*SOURCE MATERIAL:*
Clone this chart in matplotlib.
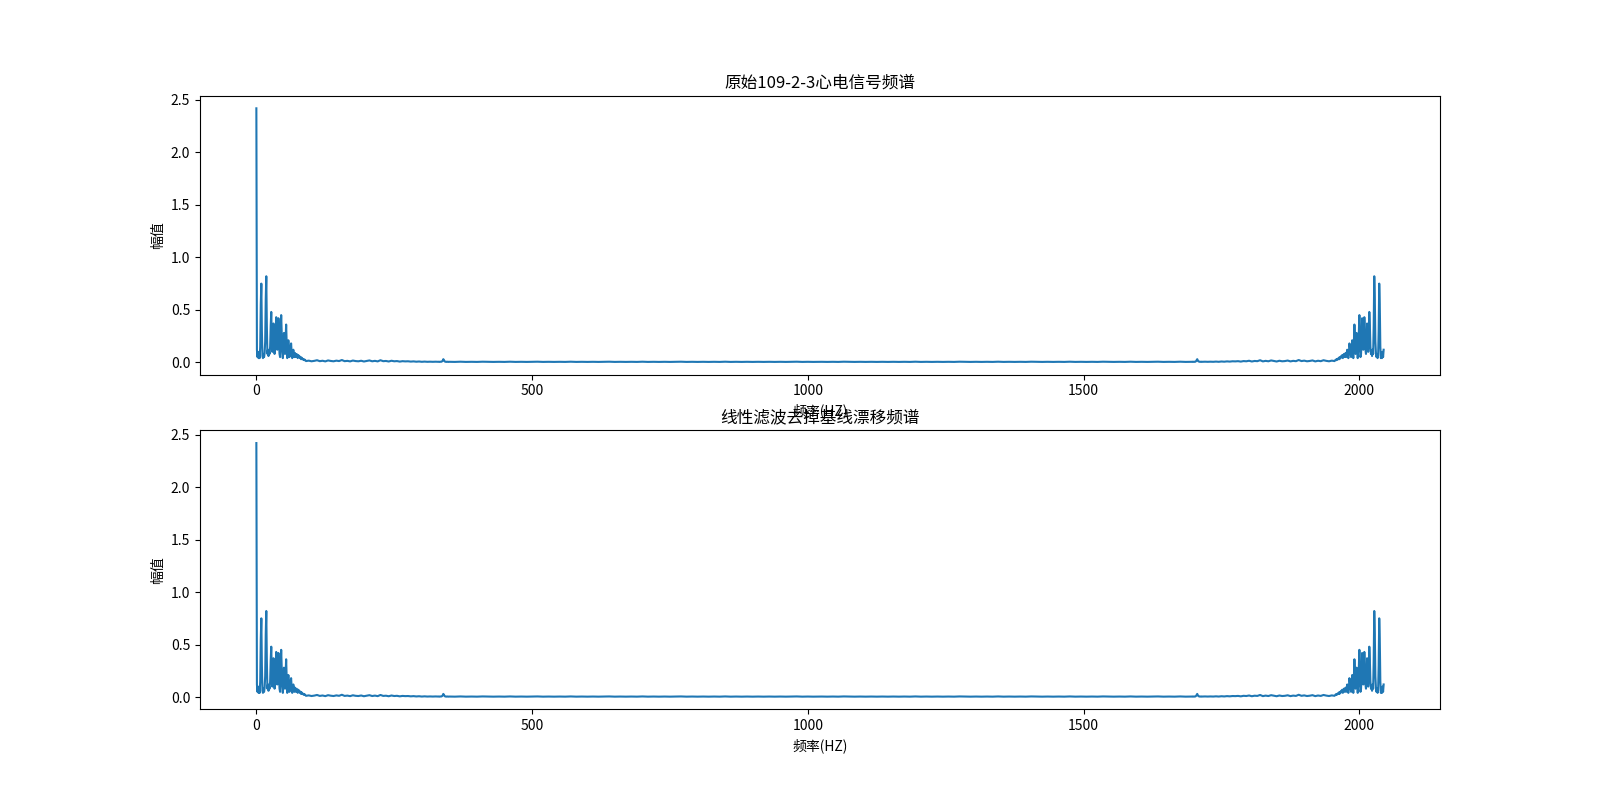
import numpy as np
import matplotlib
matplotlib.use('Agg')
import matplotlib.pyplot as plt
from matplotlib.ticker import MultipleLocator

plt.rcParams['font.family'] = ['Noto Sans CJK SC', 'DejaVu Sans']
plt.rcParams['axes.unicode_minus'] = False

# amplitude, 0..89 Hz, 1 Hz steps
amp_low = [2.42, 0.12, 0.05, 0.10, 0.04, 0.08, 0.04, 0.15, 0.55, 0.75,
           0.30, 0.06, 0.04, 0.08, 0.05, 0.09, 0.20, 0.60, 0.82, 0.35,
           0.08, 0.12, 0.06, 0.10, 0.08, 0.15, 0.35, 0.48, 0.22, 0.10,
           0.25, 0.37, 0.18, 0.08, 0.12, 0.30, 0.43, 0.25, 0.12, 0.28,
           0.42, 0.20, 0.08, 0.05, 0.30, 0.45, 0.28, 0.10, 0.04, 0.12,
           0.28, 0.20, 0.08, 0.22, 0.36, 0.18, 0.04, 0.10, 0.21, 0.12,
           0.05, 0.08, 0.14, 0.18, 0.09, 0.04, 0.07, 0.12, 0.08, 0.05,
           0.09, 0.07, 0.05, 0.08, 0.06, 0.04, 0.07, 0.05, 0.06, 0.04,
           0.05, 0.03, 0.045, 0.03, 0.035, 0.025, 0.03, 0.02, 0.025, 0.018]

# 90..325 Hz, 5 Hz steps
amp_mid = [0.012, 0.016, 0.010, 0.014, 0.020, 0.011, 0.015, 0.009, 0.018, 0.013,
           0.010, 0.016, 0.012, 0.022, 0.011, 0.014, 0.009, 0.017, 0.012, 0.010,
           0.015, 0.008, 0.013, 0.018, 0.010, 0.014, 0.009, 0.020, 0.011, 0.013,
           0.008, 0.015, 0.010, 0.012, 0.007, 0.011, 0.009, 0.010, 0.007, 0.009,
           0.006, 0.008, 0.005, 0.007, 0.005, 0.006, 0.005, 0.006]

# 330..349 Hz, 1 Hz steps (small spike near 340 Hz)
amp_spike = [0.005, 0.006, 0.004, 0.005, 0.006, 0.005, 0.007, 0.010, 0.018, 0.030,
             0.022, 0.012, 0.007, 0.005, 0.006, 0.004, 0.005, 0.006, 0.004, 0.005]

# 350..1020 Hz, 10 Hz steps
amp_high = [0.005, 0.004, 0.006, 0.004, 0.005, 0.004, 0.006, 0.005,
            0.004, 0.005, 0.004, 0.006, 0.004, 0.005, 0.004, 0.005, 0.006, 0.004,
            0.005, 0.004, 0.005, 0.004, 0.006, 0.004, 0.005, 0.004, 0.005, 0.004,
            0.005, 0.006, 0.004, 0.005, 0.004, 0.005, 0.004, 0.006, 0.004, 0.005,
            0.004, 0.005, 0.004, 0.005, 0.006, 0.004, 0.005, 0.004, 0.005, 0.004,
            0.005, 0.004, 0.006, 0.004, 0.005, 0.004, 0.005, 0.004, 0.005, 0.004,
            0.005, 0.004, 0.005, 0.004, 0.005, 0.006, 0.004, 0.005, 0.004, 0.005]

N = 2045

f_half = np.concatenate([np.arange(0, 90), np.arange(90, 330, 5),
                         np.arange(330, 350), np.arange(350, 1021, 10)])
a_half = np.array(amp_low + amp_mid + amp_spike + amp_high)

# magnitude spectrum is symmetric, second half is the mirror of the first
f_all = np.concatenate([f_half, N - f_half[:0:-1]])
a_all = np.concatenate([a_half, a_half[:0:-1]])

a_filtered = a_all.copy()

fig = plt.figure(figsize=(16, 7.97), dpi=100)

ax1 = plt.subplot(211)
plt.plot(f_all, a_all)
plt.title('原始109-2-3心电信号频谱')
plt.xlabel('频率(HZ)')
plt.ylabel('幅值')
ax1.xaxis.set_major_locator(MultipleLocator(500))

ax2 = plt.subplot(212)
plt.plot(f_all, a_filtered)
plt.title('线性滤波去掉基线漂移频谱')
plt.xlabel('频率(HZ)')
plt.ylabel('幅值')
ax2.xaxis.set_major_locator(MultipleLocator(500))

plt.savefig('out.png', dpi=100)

*EXERCISE PROMPT:* Give again exactly the lines running from the beginning of the material above through the line that contains "plt.rcParams['axes.unicode_minus'] = False", and leave out every picture.

*WRITTEN SOLUTION:*
Clone this chart in matplotlib.
import numpy as np
import matplotlib
matplotlib.use('Agg')
import matplotlib.pyplot as plt
from matplotlib.ticker import MultipleLocator

plt.rcParams['font.family'] = ['Noto Sans CJK SC', 'DejaVu Sans']
plt.rcParams['axes.unicode_minus'] = False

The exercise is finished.